Constantine Lignos (cjl2212@columbia.edu)
Graduate Student Mentor, Columbia Undergraduate Scholars Program
Facilitator, CUSP Columbia Journey Seminar

Constantine is a PhD candidate on the East Asian Religions track in the Department of East Asian Languages and Cultures at Columbia University.  His dissertation focuses on the centrality of transformation in Tibetan Buddhist awakening and the role of performance as a primary means of effectuating that transformation in tantric ritual.  In particular, he is interested in tantric ritual dances and the bodies that perform them as vehicles for doctrinal transmission and experiential realization.  By learning these dances from ritual masters and translating their accompanying manuals from Tibetan, he explores the performative ontologies they create, spaces where Buddhist cosmology, ethics, and epistemology are enacted rather than merely represented.  Drawing on his transdisciplinary background in religious studies, performance studies, and history, he considers how dances function as living texts, archives of flesh and movement that resist reduction to written form.  Constantine has trained in monastic tantric dance at Pema Ösel Ling Retreat Center in Watsonville, CA, and was the first layperson granted permission to learn the ritual dances of Tashi Lhunpo Monastery in Bylakuppe, India. 

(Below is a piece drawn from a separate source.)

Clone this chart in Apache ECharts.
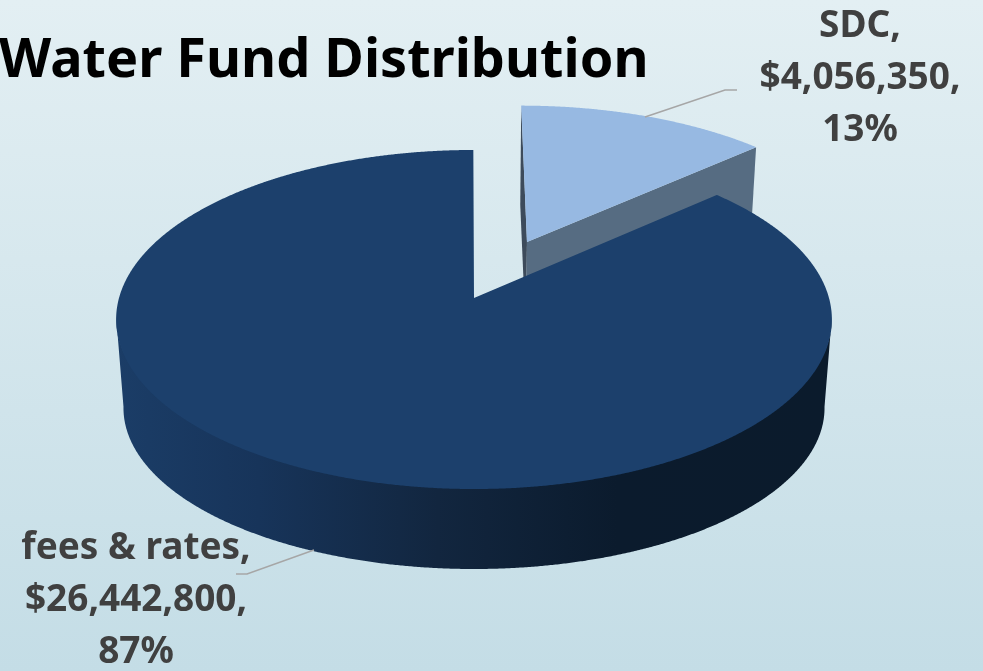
<!DOCTYPE html>
<html>
<head>
<meta charset="utf-8">
<title>Water Fund Distribution</title>
<style>
  html, body { margin: 0; padding: 0; }
</style>
<script src="https://cdn.jsdelivr.net/npm/echarts@6/dist/echarts.min.js"></script>
</head>
<body>
<div id="main" style="width: 983px;height:671px;"></div>
<script>
  // Slices go clockwise from 12 o'clock
  var categories = ['SDC', 'fees & rates'];
  var fundValues = [4056350, 26442800];

  var explodeBy = [0.384, 0];
  var topColors = ['#97b9e2', '#1c406c'];
  var sideColors = ['#566c82', '#566c82'];
  var edgeColor = '#3d4b5b';
  var labelPos = [[860, 78], [136, 600]];
  var leaderLines = [
    [[645, 117], [725, 90], [737, 90]],
    [[314, 550], [247, 574], [236, 574]]
  ];

  // perspective of the pie plane, top face and bottom face
  var persp = 0.1268;
  var topFace = {x: 474, y: 298, a: 355, b: 166.8};
  var wallFace = {x: 474, y: 296, a: 355, b: 166.8};
  var bottomFace = {x: 474, y: 387.6, a: 347.7, b: 158.4};

  var labelFont = 'bold 37px "Noto Sans", sans-serif';

  var total = fundValues.reduce(function (s, v) { return s + v; }, 0);

  function project(face, u, v) {
    var w = 1 + persp * v;
    return [face.x + face.a * u / w, face.y - face.b * v / w];
  }

  function renderSlice(params, api) {
    var idx = params.dataIndex;
    var start = 0;
    for (var i = 0; i < idx; i++) {
      start += fundValues[i] / total * Math.PI * 2;
    }
    var end = start + api.value(0) / total * Math.PI * 2;
    var mid = (start + end) / 2;
    var du = explodeBy[idx] * Math.sin(mid);
    var dv = explodeBy[idx] * Math.cos(mid);

    function rim(face, a) {
      return project(face, Math.sin(a) + du, Math.cos(a) + dv);
    }

    var children = [];
    var step = Math.PI / 720;
    var topPts = [project(topFace, du, dv)];
    var wallTop = [];
    var wallBottom = [];
    for (var a = start; a < end + step / 2; a += step) {
      var t = Math.min(a, end);
      topPts.push(rim(topFace, t));
      if (Math.cos(t) + dv < -persp + 0.01) {
        // wall starts a little under the top face so no seam shows
        wallTop.push(rim(wallFace, t));
        wallBottom.unshift(rim(bottomFace, t));
      }
    }

    if (explodeBy[idx] > 0) {
      // the cut faces are only visible on the pulled out slice
      children.push({
        type: 'polygon',
        shape: {points: [project(topFace, du, dv), rim(topFace, start), rim(bottomFace, start), project(bottomFace, du, dv)]},
        style: {fill: edgeColor}
      });
      children.push({
        type: 'polygon',
        shape: {points: [project(topFace, du, dv), rim(topFace, end), rim(bottomFace, end), project(bottomFace, du, dv)]},
        style: {fill: sideColors[idx]}
      });
    }
    if (wallTop.length) {
      children.push({
        type: 'polygon',
        shape: {points: wallTop.concat(wallBottom)},
        style: {
          fill: new echarts.graphic.LinearGradient(116, 0, 831, 0, [
            {offset: 0, color: '#1b3d67'},
            {offset: 0.2, color: '#17345a'},
            {offset: 0.45, color: '#12263f'},
            {offset: 0.7, color: '#0b1b2d'},
            {offset: 1, color: '#0b1b2c'}
          ], true)
        }
      });
    }
    children.push({
      type: 'polygon',
      shape: {points: topPts},
      style: {fill: topColors[idx]}
    });
    children.push({
      type: 'polyline',
      z2: 5,
      shape: {points: leaderLines[idx]},
      style: {stroke: '#a6a6a6', lineWidth: 1.5, fill: null}
    });
    children.push({
      type: 'text',
      z2: 10,
      x: labelPos[idx][0],
      y: labelPos[idx][1],
      style: {
        text: categories[idx] + ',\n$' + api.value(0).toLocaleString('en-US') + ',\n' + Math.round(api.value(0) / total * 100) + '%',
        font: labelFont,
        fill: '#404040',
        align: 'center',
        verticalAlign: 'middle',
        lineHeight: 52
      }
    });
    return {type: 'group', children: children};
  }

  var myChart = echarts.init(document.getElementById('main'));
  var option = {
    animation: false,
    backgroundColor: new echarts.graphic.LinearGradient(0, 0, 0, 1, [
      {offset: 0, color: '#e3eff3'},
      {offset: 1, color: '#c4dde6'}
    ]),
    title: {
      text: 'Water Fund Distribution',
      left: -6,
      top: 30,
      textStyle: {
        color: '#000000',
        fontFamily: '"Noto Sans", sans-serif',
        fontWeight: 'bold',
        fontSize: 54
      }
    },
    series: [{
      type: 'custom',
      coordinateSystem: 'none',
      silent: true,
      renderItem: renderSlice,
      data: fundValues.map(function (v) { return [v]; })
    }]
  };
  myChart.setOption(option);
</script>
</body>
</html>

Constantine’s teaching emphasizes experiential learning as a vital complement to intellectual engagement.  In the spring of 2025, through the Teaching Scholars Fellowship at Columbia, Constantine taught an undergraduate course called “The Body and/in Performance: Dance & Drama in Tibet & China.” Combining seminar-style classes with workshops led by guest artists, the course gave students opportunities to gain embodied experiences of various Tibetan and Chinese performance traditions.

Beyond research and teaching, Constantine enjoys practicing meditation, honing his cooking and baking skills, and seeing as much of the world as possible.  Most often, though, you can probably find him walking his dog, Garbo, in Riverside Park.